What is being asked >>
Give the data again exactly as written, skipping any pictures.

Stored data >>
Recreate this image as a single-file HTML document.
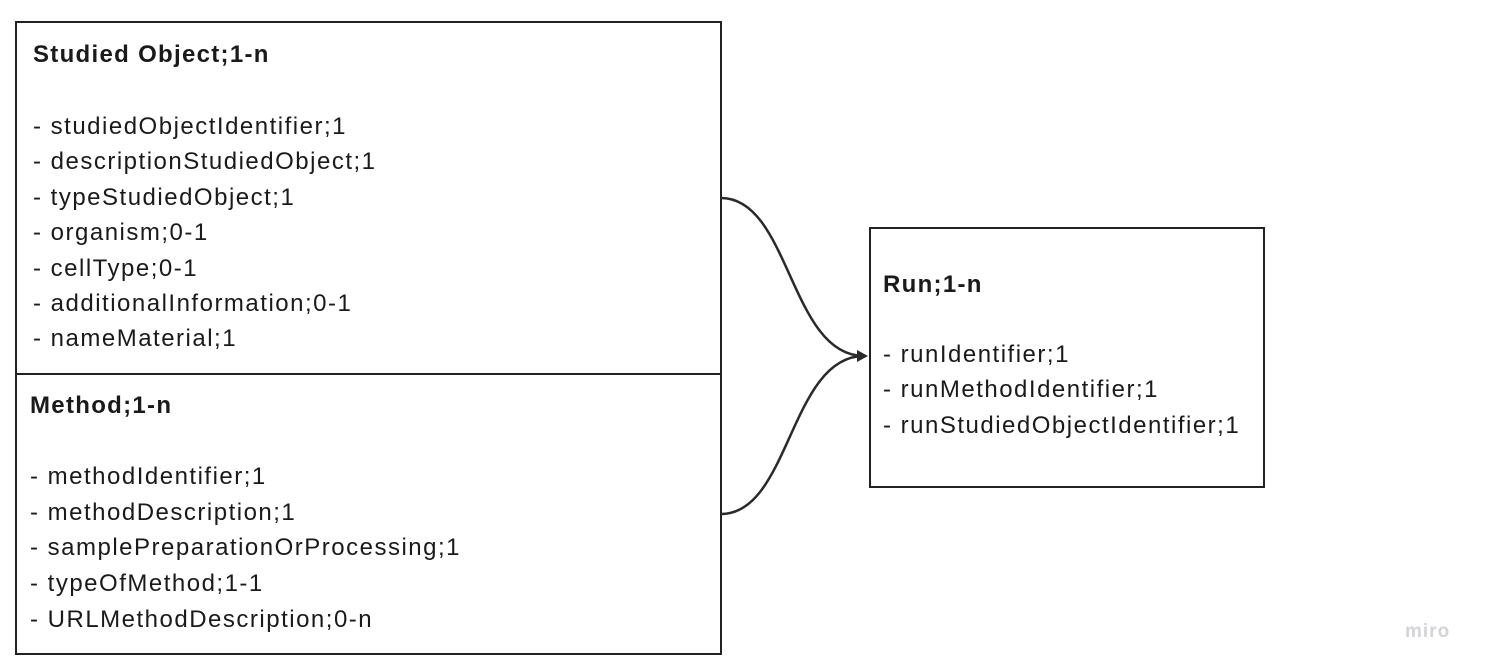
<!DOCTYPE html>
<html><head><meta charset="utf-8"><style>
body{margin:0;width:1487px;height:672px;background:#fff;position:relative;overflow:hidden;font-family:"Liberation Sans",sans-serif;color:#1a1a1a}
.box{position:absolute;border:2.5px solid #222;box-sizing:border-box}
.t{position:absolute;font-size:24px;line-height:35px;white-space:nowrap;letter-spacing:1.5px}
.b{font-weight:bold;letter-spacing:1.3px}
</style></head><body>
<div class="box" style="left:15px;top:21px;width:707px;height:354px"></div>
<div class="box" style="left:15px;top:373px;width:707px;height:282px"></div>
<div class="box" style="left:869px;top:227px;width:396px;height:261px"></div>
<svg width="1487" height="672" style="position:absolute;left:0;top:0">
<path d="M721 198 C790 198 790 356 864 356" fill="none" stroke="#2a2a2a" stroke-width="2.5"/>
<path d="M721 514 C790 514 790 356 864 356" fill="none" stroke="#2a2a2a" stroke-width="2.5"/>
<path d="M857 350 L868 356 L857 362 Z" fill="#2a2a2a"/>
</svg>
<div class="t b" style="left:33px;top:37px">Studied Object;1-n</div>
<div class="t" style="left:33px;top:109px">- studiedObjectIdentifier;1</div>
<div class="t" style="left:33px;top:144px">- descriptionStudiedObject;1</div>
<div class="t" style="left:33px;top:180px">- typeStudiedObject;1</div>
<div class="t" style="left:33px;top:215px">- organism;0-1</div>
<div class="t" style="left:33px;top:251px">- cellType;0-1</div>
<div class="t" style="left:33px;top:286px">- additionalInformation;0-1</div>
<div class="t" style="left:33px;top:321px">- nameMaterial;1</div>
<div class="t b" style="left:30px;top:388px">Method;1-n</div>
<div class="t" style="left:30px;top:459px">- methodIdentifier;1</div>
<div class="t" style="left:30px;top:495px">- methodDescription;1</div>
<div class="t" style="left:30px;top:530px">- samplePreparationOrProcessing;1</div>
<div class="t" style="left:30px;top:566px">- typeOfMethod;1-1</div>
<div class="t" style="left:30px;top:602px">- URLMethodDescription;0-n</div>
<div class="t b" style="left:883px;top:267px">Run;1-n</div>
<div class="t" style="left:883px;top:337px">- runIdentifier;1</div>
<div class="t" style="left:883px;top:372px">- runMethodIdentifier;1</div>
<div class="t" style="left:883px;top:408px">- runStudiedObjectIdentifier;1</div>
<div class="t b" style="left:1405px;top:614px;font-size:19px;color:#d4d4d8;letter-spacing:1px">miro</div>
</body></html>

Task answer >>
Recreate this image as a single-file HTML document.
<!DOCTYPE html>
<html><head><meta charset="utf-8"><style>
body{margin:0;width:1487px;height:672px;background:#fff;position:relative;overflow:hidden;font-family:"Liberation Sans",sans-serif;color:#1a1a1a}
.box{position:absolute;border:2.5px solid #222;box-sizing:border-box}
.t{position:absolute;font-size:24px;line-height:35px;white-space:nowrap;letter-spacing:1.5px}
.b{font-weight:bold;letter-spacing:1.3px}
</style></head><body>
<div class="box" style="left:15px;top:21px;width:707px;height:354px"></div>
<div class="box" style="left:15px;top:373px;width:707px;height:282px"></div>
<div class="box" style="left:869px;top:227px;width:396px;height:261px"></div>
<svg width="1487" height="672" style="position:absolute;left:0;top:0">
<path d="M721 198 C790 198 790 356 864 356" fill="none" stroke="#2a2a2a" stroke-width="2.5"/>
<path d="M721 514 C790 514 790 356 864 356" fill="none" stroke="#2a2a2a" stroke-width="2.5"/>
<path d="M857 350 L868 356 L857 362 Z" fill="#2a2a2a"/>
</svg>
<div class="t b" style="left:33px;top:37px">Studied Object;1-n</div>
<div class="t" style="left:33px;top:109px">- studiedObjectIdentifier;1</div>
<div class="t" style="left:33px;top:144px">- descriptionStudiedObject;1</div>
<div class="t" style="left:33px;top:180px">- typeStudiedObject;1</div>
<div class="t" style="left:33px;top:215px">- organism;0-1</div>
<div class="t" style="left:33px;top:251px">- cellType;0-1</div>
<div class="t" style="left:33px;top:286px">- additionalInformation;0-1</div>
<div class="t" style="left:33px;top:321px">- nameMaterial;1</div>
<div class="t b" style="left:30px;top:388px">Method;1-n</div>
<div class="t" style="left:30px;top:459px">- methodIdentifier;1</div>
<div class="t" style="left:30px;top:495px">- methodDescription;1</div>
<div class="t" style="left:30px;top:530px">- samplePreparationOrProcessing;1</div>
<div class="t" style="left:30px;top:566px">- typeOfMethod;1-1</div>
<div class="t" style="left:30px;top:602px">- URLMethodDescription;0-n</div>
<div class="t b" style="left:883px;top:267px">Run;1-n</div>
<div class="t" style="left:883px;top:337px">- runIdentifier;1</div>
<div class="t" style="left:883px;top:372px">- runMethodIdentifier;1</div>
<div class="t" style="left:883px;top:408px">- runStudiedObjectIdentifier;1</div>
<div class="t b" style="left:1405px;top:614px;font-size:19px;color:#d4d4d8;letter-spacing:1px">miro</div>
</body></html>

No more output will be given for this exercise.